A New Perspective in Functional EIV Linear Models: Part II

• Published in: Communications in statistics. Theory and methods Vol. 50; no. 4; pp. 856 - 873
• Main Authors: Al-Sharadqah, Ali, Woolsey, Nicholas
• Format: Journal Article
• Language: English
• Published: Philadelphia Taylor & Francis 16.02.2021; Taylor & Francis Ltd
• Subjects: Algorithms; Bias; bias reduction; EIV models; Least squares method; Levenberg-Marquardt algorithm; Partial differential equations; Perturbation theory; planar fitting; Weighting functions
• ISSN: 0361-0926; 1532-415X
• DOI: 10.1080/03610926.2019.1642493

In Error-in-Variables (EIV) models, all variables are subject to error and their estimators are heavily biased especially in the case of small sample sizes. This paper extends the results of Al-Sharadqah and proposes a new estimator for the problem of fitting 3D planes to data.
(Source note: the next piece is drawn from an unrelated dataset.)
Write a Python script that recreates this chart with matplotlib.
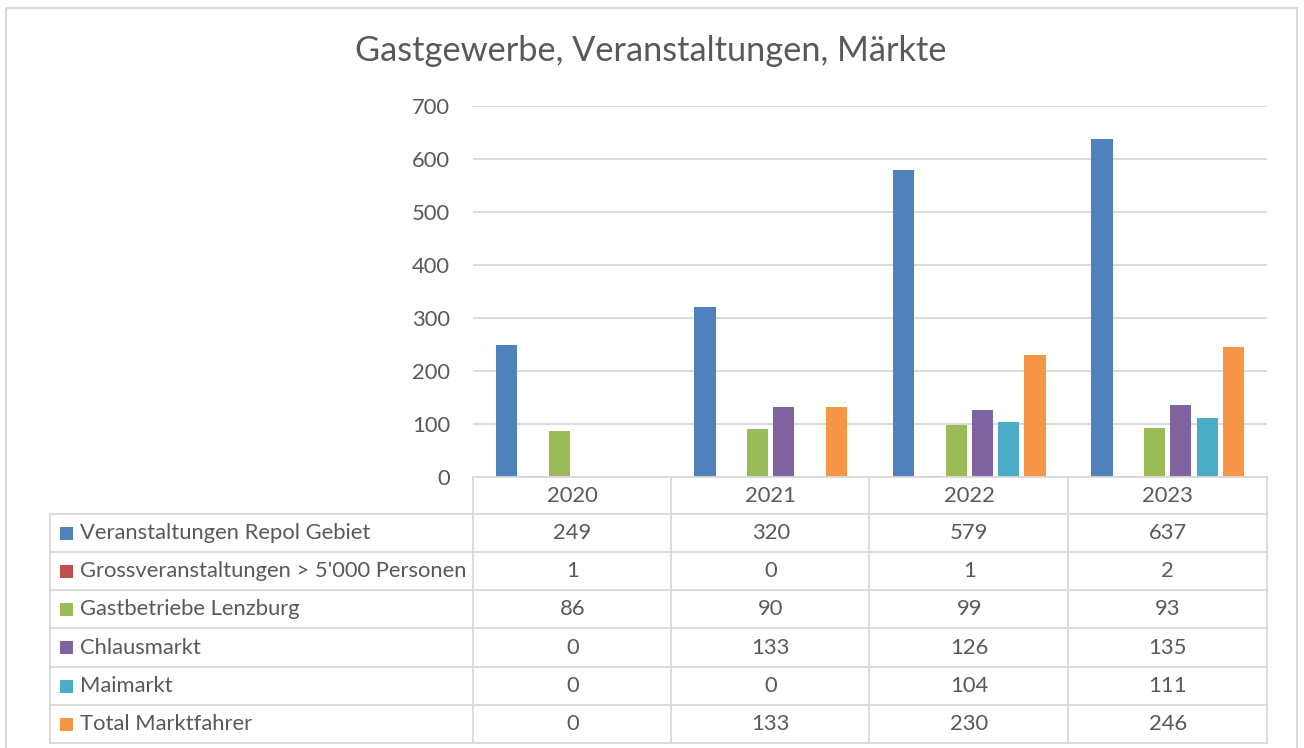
import matplotlib
matplotlib.use("Agg")
import matplotlib.pyplot as plt
from matplotlib.patches import Rectangle
from matplotlib.transforms import blended_transform_factory
import numpy as np

# ---- data ----
years = ["2020", "2021", "2022", "2023"]
series_names = [
    "Veranstaltungen Repol Gebiet",
    "Grossveranstaltungen > 5'000 Personen",
    "Gastbetriebe Lenzburg",
    "Chlausmarkt",
    "Maimarkt",
    "Total Marktfahrer",
]
repol = [249, 320, 579, 637]
gross = [1, 0, 1, 2]
gast = [86, 90, 99, 93]
chlaus = [0, 133, 126, 135]
maimarkt = [0, 0, 104, 111]
total_markt = [0, 133, 230, 246]
y_ticks = [0, 100, 200, 300, 400, 500, 600, 700]
title_text = "Gastgewerbe, Veranstaltungen, Märkte"

series_values = [repol, gross, gast, chlaus, maimarkt, total_markt]
colors = ["#4F81BD", "#C0504D", "#9BBB59", "#8064A2", "#4BACC6", "#F79646"]
TXT = "#595959"
GRID = "#D9D9D9"
FONT = "Lato"

plt.rcParams["font.family"] = [FONT, "DejaVu Sans"]

W, H = 1304, 748
fig = plt.figure(figsize=(W / 100, H / 100), dpi=100)
fig.patch.set_facecolor("white")

PL, PR, PT, PB = 473, 1267, 106, 477
ax = fig.add_axes([PL / W, 1 - PB / H, (PR - PL) / W, (PB - PT) / H])
ov = fig.add_axes([0, 0, 1, 1], zorder=5)
ov.set_xlim(0, W)
ov.set_ylim(H, 0)
ov.axis("off")
ov.patch.set_alpha(0)

ren = fig.canvas.get_renderer()


def fit(t, target):
    w = t.get_window_extent(ren).width
    t.set_fontsize(t.get_fontsize() * target / w)
    return t.get_fontsize()


# font size for table / ticks (fit long label to measured width)
tmp = ov.text(0, 0, series_names[1], fontsize=14)
fs = fit(tmp, 388)
tmp.remove()

# ---- bars ----
n = len(series_values)
x = np.arange(len(years))
step = 0.1325
bw = 0.106
for i, (vals, c) in enumerate(zip(series_values, colors)):
    ax.bar(x + (i - (n - 1) / 2) * step, vals, width=bw, color=c, zorder=3, linewidth=0)

ax.set_xlim(-0.5, len(years) - 0.5)
ax.set_ylim(0, 700)
ax.set_yticks(y_ticks)
ax.set_xticks([])
ax.tick_params(axis="y", length=0, pad=16.5, labelsize=fs, labelcolor=TXT)
for s in ax.spines.values():
    s.set_visible(False)
ax.yaxis.grid(True, color=GRID, linewidth=1.3, zorder=0)
ax.set_axisbelow(True)
ax.patch.set_alpha(0)

# ---- title ----
tt = ov.text(650, 51, title_text, ha="center", va="center", color=TXT, fontsize=22)
fit(tt, 591)
tt.set_x(355 + 591 / 2)

# ---- data table ----
col_edges = [473, 671, 869, 1068, 1267]
row_edges = [477, 514, 552, 590, 628, 667, 705, 743]
TL = 50
lw = 1.3
ov.plot([col_edges[0], col_edges[-1]], [row_edges[0], row_edges[0]], color=GRID, lw=lw)
for ce in col_edges:
    ov.plot([ce, ce], [row_edges[0], row_edges[-1]], color=GRID, lw=lw)
ov.plot([TL, TL], [row_edges[1], row_edges[-1]], color=GRID, lw=lw)
for re in row_edges[1:]:
    ov.plot([TL, col_edges[-1]], [re, re], color=GRID, lw=lw)

bt = blended_transform_factory(ax.transData, ov.transData)
hy = (row_edges[0] + row_edges[1]) / 2
for j, yr in enumerate(years):
    ov.text(j, hy, yr, transform=bt, ha="center", va="center", color=TXT, fontsize=fs)

for i, (name, vals, c) in enumerate(zip(series_names, series_values, colors)):
    cy = (row_edges[i + 1] + row_edges[i + 2]) / 2
    ov.add_patch(Rectangle((60, cy - 6.5), 13, 13, color=c, lw=0))
    ov.text(80, cy, name, ha="left", va="center", color=TXT, fontsize=fs)
    for j, v in enumerate(vals):
        ov.text(j, cy, str(v), transform=bt, ha="center", va="center", color=TXT, fontsize=fs)

# ---- outer chart frame ----
ov.add_patch(Rectangle((6, 8), 1291, 800, fill=False, edgecolor=GRID, lw=1.5))

fig.savefig("out.png", dpi=100, facecolor="white")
Instead of minimizing an objective function obtained by the likelihood principles or others, a family of objective functions depending on an unknown smooth weight is considered. Then, the optimal weight function is derived so that the minimizer of the corresponding objective function has a zero second-order bias. To derive such a weight, a general form of the second-order bias is derived by applying our perturbation theory. This leads to a system of two first-order linear partial differential equations that admits a unique solution. The explicit formula of the weight is derived yielding the objective function. This turns to be a standard nonlinear least squares problem. Accordingly, the Levenberg-Marquardt (LM) algorithm is implemented. Finally, the effectiveness and superiority of our method are assessed by a series of numerical experiments.